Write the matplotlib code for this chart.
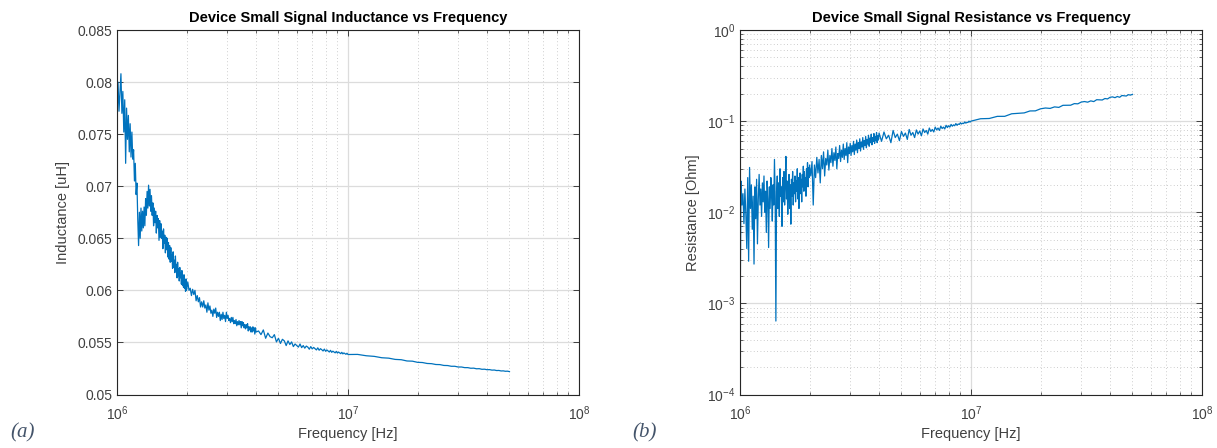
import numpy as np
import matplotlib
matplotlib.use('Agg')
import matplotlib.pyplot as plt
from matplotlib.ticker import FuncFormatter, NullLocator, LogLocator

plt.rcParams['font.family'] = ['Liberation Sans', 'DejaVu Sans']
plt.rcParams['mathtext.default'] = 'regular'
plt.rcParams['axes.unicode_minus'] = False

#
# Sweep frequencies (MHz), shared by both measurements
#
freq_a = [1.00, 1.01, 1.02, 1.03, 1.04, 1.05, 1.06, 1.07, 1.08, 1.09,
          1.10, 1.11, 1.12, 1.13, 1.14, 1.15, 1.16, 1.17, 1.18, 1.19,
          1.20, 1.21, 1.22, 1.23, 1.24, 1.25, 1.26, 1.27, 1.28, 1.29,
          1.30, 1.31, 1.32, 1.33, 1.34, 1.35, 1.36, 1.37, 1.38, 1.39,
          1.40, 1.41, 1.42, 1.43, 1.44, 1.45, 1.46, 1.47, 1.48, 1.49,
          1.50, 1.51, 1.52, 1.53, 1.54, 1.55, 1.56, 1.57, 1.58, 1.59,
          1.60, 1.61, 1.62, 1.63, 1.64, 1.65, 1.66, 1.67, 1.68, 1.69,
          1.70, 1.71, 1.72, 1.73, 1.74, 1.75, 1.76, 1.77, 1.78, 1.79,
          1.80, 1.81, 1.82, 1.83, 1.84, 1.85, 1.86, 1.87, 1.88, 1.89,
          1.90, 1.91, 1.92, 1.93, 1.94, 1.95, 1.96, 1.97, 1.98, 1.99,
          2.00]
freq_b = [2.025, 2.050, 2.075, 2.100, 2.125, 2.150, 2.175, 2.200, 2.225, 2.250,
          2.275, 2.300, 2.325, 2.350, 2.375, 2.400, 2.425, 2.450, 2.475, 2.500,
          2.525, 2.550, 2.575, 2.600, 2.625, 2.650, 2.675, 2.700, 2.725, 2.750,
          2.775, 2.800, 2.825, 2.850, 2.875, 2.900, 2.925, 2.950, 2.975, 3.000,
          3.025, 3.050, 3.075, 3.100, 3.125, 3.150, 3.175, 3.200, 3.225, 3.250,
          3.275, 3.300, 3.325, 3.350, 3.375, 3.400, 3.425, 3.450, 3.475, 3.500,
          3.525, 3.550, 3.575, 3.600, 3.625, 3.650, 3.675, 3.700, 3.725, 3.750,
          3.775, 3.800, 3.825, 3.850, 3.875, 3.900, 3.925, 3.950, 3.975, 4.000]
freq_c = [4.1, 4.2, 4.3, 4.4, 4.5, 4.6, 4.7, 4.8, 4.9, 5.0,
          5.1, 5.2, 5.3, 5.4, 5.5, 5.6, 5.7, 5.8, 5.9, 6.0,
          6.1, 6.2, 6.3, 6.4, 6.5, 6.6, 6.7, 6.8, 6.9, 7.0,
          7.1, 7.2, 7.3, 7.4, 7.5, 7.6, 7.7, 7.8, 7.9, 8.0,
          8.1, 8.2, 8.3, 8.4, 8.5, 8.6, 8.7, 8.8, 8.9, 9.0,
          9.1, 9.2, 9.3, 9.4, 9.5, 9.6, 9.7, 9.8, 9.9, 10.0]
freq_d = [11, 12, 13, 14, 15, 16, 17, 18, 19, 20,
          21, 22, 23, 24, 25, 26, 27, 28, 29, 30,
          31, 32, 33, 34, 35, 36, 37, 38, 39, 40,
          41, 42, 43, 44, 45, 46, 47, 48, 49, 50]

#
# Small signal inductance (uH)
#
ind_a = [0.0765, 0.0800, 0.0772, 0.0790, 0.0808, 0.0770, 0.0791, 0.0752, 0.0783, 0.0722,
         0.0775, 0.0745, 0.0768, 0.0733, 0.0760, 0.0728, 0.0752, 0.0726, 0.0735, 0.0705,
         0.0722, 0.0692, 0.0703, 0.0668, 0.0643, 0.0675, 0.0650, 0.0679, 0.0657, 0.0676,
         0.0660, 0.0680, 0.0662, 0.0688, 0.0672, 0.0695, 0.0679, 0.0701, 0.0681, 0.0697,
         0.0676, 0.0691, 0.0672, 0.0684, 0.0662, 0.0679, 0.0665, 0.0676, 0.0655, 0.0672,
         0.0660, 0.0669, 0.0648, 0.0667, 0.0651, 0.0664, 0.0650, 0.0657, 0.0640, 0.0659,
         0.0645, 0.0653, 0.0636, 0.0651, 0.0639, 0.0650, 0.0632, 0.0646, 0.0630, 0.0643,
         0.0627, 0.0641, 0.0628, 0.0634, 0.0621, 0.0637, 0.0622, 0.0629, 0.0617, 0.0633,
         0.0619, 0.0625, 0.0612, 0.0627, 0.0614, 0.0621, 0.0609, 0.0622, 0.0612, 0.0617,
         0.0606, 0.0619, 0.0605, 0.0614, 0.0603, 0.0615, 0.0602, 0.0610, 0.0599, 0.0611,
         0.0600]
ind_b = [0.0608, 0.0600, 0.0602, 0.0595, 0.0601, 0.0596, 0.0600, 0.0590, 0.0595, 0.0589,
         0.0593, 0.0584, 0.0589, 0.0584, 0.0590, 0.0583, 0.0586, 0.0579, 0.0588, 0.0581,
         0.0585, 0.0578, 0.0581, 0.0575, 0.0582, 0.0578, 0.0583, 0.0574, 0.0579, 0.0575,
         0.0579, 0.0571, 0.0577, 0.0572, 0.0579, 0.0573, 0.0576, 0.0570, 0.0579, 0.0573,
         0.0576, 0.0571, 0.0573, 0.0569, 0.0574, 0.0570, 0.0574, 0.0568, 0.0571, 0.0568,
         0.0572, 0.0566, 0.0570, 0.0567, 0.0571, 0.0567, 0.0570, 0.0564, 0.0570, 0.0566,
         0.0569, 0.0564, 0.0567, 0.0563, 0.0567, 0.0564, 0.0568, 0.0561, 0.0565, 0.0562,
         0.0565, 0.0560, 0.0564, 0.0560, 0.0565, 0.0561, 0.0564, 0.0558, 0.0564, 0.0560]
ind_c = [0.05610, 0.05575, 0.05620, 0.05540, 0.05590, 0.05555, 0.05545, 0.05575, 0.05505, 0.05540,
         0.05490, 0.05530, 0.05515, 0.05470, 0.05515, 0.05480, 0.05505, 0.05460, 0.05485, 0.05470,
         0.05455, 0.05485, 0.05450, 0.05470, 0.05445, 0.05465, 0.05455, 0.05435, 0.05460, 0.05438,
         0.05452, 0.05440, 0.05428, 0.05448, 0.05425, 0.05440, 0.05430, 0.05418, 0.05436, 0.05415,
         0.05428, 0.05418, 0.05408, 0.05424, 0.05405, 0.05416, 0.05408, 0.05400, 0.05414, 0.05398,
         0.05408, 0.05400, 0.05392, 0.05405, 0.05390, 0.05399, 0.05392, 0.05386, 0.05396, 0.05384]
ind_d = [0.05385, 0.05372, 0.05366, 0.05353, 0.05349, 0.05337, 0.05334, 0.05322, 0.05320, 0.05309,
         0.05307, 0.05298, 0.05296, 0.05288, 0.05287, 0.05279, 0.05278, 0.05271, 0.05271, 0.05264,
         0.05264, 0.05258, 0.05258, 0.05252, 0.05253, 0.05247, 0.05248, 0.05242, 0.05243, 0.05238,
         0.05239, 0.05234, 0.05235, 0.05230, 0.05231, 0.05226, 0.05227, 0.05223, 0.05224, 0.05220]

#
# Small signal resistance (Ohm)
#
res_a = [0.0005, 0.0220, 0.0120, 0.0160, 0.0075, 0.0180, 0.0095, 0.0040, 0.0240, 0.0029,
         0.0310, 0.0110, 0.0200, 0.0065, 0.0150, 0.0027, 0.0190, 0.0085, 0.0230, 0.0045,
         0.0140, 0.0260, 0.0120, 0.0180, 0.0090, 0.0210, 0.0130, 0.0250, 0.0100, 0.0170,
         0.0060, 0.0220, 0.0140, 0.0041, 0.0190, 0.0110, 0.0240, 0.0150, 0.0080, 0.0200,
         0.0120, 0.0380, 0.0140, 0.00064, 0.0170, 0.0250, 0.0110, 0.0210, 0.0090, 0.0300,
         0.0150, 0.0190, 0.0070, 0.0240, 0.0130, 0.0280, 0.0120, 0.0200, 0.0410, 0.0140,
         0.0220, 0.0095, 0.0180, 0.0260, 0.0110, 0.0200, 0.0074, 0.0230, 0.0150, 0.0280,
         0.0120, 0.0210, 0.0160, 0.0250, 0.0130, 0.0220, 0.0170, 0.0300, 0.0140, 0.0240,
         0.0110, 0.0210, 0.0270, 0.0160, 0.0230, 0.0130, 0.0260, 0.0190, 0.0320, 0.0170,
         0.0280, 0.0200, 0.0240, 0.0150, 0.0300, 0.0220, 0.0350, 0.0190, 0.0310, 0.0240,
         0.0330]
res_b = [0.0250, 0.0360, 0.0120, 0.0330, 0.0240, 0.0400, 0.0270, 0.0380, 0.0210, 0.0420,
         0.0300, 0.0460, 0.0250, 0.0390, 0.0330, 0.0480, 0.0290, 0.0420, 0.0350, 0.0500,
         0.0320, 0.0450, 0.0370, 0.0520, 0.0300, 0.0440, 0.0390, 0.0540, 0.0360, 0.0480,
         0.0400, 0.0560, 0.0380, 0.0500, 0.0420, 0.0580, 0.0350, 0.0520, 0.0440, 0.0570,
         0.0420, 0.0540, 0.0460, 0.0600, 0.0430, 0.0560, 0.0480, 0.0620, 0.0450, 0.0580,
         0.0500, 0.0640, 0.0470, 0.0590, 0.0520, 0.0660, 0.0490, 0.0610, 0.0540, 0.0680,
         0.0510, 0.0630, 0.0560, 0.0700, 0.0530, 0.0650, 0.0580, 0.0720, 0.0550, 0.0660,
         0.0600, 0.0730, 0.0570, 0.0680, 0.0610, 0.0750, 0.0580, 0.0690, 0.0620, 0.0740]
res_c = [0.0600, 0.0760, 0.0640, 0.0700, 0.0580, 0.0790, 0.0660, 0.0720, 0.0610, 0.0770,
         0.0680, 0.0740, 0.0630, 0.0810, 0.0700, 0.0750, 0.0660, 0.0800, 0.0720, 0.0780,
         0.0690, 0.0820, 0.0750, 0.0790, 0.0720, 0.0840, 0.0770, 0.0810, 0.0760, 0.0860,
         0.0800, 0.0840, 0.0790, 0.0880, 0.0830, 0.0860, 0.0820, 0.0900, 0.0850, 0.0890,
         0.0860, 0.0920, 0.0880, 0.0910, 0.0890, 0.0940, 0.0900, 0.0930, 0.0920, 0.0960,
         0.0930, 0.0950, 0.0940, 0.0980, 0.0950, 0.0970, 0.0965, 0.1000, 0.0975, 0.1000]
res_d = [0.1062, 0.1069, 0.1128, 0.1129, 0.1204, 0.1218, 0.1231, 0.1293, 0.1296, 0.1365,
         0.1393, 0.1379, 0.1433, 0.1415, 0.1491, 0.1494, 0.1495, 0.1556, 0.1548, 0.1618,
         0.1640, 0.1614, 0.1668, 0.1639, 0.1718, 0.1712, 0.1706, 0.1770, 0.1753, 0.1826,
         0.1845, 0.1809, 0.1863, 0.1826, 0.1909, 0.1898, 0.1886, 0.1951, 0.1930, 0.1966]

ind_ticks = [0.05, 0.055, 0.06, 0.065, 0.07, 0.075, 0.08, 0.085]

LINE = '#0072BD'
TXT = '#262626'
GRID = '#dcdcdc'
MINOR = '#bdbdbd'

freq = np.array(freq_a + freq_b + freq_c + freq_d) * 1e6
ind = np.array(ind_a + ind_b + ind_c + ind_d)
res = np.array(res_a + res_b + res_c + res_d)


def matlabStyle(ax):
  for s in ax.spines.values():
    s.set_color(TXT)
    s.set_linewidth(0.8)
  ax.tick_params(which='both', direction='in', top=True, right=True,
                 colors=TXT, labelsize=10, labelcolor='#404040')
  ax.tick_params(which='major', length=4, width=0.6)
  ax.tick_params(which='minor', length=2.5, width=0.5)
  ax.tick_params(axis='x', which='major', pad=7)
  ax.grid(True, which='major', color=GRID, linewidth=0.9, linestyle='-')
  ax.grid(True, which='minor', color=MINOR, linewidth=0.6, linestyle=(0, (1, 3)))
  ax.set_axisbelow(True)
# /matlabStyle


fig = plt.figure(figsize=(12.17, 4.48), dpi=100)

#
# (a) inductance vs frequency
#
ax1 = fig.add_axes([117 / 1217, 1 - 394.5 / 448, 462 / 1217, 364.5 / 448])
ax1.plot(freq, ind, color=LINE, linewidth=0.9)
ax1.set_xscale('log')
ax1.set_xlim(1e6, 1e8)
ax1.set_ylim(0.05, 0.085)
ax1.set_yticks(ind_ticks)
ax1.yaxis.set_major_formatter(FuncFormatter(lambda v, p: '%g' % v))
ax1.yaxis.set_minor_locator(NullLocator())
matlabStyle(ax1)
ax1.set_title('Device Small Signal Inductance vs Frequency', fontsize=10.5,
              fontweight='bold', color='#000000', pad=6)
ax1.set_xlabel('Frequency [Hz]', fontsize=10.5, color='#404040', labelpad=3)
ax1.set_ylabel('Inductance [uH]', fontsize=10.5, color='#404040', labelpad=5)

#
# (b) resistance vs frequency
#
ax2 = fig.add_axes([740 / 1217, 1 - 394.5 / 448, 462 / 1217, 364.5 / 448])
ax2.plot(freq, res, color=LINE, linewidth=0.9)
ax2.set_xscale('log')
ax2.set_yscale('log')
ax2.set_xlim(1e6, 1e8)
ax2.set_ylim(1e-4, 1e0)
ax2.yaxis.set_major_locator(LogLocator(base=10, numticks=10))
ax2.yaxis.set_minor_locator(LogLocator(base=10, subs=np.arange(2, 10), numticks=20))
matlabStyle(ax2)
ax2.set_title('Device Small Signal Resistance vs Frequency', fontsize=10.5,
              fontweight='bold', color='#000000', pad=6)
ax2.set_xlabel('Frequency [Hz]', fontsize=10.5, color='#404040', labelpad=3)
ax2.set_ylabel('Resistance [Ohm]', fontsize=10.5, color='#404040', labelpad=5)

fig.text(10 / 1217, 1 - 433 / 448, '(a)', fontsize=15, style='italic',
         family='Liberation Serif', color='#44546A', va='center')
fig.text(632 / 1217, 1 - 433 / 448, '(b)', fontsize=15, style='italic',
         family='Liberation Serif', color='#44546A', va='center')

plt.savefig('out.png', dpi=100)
* * * * * * * * *
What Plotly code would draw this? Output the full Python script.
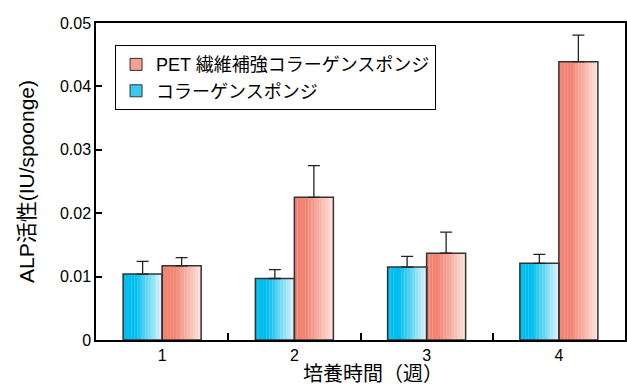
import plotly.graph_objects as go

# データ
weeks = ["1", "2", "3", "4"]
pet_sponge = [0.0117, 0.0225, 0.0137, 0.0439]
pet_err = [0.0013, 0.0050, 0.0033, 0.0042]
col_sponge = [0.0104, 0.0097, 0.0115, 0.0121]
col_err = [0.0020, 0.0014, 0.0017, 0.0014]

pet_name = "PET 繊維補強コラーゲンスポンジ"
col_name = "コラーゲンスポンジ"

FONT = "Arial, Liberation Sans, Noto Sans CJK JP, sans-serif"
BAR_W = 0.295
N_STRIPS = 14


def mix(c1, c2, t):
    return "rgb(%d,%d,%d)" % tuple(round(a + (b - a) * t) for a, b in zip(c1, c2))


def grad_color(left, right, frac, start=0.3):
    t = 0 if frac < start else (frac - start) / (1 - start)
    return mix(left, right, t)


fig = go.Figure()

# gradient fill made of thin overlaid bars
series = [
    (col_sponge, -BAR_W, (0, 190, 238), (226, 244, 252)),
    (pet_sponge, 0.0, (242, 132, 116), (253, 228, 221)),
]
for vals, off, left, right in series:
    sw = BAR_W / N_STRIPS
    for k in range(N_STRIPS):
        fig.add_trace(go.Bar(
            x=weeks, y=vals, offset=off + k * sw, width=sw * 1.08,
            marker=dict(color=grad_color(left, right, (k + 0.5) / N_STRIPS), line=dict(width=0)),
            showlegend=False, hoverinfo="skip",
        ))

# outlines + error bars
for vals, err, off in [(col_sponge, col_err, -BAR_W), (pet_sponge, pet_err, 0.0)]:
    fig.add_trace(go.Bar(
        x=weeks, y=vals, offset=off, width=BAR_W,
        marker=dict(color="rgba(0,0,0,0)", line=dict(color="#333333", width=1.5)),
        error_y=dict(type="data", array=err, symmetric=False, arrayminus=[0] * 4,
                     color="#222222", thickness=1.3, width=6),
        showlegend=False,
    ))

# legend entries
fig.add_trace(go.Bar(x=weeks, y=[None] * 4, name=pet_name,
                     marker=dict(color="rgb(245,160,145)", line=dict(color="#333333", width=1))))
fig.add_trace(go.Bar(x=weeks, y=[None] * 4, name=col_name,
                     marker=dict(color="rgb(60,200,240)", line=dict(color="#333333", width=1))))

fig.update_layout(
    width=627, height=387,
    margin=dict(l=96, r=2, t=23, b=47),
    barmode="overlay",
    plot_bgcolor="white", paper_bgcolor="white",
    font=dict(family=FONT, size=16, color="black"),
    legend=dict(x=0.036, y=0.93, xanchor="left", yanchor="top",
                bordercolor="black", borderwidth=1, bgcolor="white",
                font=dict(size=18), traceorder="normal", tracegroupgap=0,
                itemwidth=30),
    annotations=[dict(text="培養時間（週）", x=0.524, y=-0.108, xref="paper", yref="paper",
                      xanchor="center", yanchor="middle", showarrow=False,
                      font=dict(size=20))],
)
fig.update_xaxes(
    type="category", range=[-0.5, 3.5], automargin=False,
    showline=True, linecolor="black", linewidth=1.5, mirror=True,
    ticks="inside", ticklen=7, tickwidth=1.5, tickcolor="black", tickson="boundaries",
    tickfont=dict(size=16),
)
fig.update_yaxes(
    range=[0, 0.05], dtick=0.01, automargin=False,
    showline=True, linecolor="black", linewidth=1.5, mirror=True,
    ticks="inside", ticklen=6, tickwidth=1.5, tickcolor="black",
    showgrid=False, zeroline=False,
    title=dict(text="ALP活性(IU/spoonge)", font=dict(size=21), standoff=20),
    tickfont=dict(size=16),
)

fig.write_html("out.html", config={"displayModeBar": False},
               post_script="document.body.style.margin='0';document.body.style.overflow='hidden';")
* * * * * * * * *
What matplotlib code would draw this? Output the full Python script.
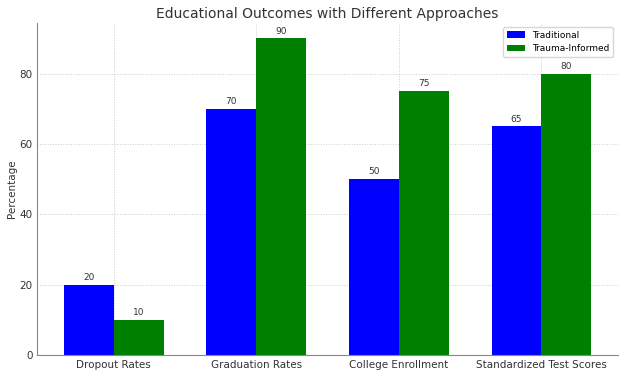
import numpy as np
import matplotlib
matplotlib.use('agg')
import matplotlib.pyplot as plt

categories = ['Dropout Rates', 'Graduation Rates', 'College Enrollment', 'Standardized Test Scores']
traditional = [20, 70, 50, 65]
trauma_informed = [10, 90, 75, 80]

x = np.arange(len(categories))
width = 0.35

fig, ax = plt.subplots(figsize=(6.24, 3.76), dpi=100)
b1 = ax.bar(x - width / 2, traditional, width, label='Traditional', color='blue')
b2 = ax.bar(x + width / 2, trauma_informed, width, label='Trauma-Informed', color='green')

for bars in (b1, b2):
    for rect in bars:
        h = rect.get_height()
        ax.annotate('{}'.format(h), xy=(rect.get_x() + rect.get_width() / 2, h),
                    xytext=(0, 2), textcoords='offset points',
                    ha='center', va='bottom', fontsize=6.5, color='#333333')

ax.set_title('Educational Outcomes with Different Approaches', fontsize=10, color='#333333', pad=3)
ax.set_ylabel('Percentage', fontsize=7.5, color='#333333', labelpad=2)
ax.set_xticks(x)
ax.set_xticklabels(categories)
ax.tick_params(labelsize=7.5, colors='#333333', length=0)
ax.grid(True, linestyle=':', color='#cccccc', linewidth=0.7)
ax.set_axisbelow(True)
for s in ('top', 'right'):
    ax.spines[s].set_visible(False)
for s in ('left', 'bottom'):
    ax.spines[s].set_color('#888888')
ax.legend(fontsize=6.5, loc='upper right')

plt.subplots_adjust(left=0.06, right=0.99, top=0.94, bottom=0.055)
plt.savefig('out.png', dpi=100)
* * * * * * * * *
■ Prompt
Look above for the line containing "Write the matplotlib code for this chart.", then write out every line from there down to the line containing "plt.rcParams['axes.unicode_minus'] = False", that line included, with no pictures.

■ Correct output
Write the matplotlib code for this chart.
import numpy as np
import matplotlib
matplotlib.use('Agg')
import matplotlib.pyplot as plt
from matplotlib.ticker import FuncFormatter, NullLocator, LogLocator

plt.rcParams['font.family'] = ['Liberation Sans', 'DejaVu Sans']
plt.rcParams['mathtext.default'] = 'regular'
plt.rcParams['axes.unicode_minus'] = False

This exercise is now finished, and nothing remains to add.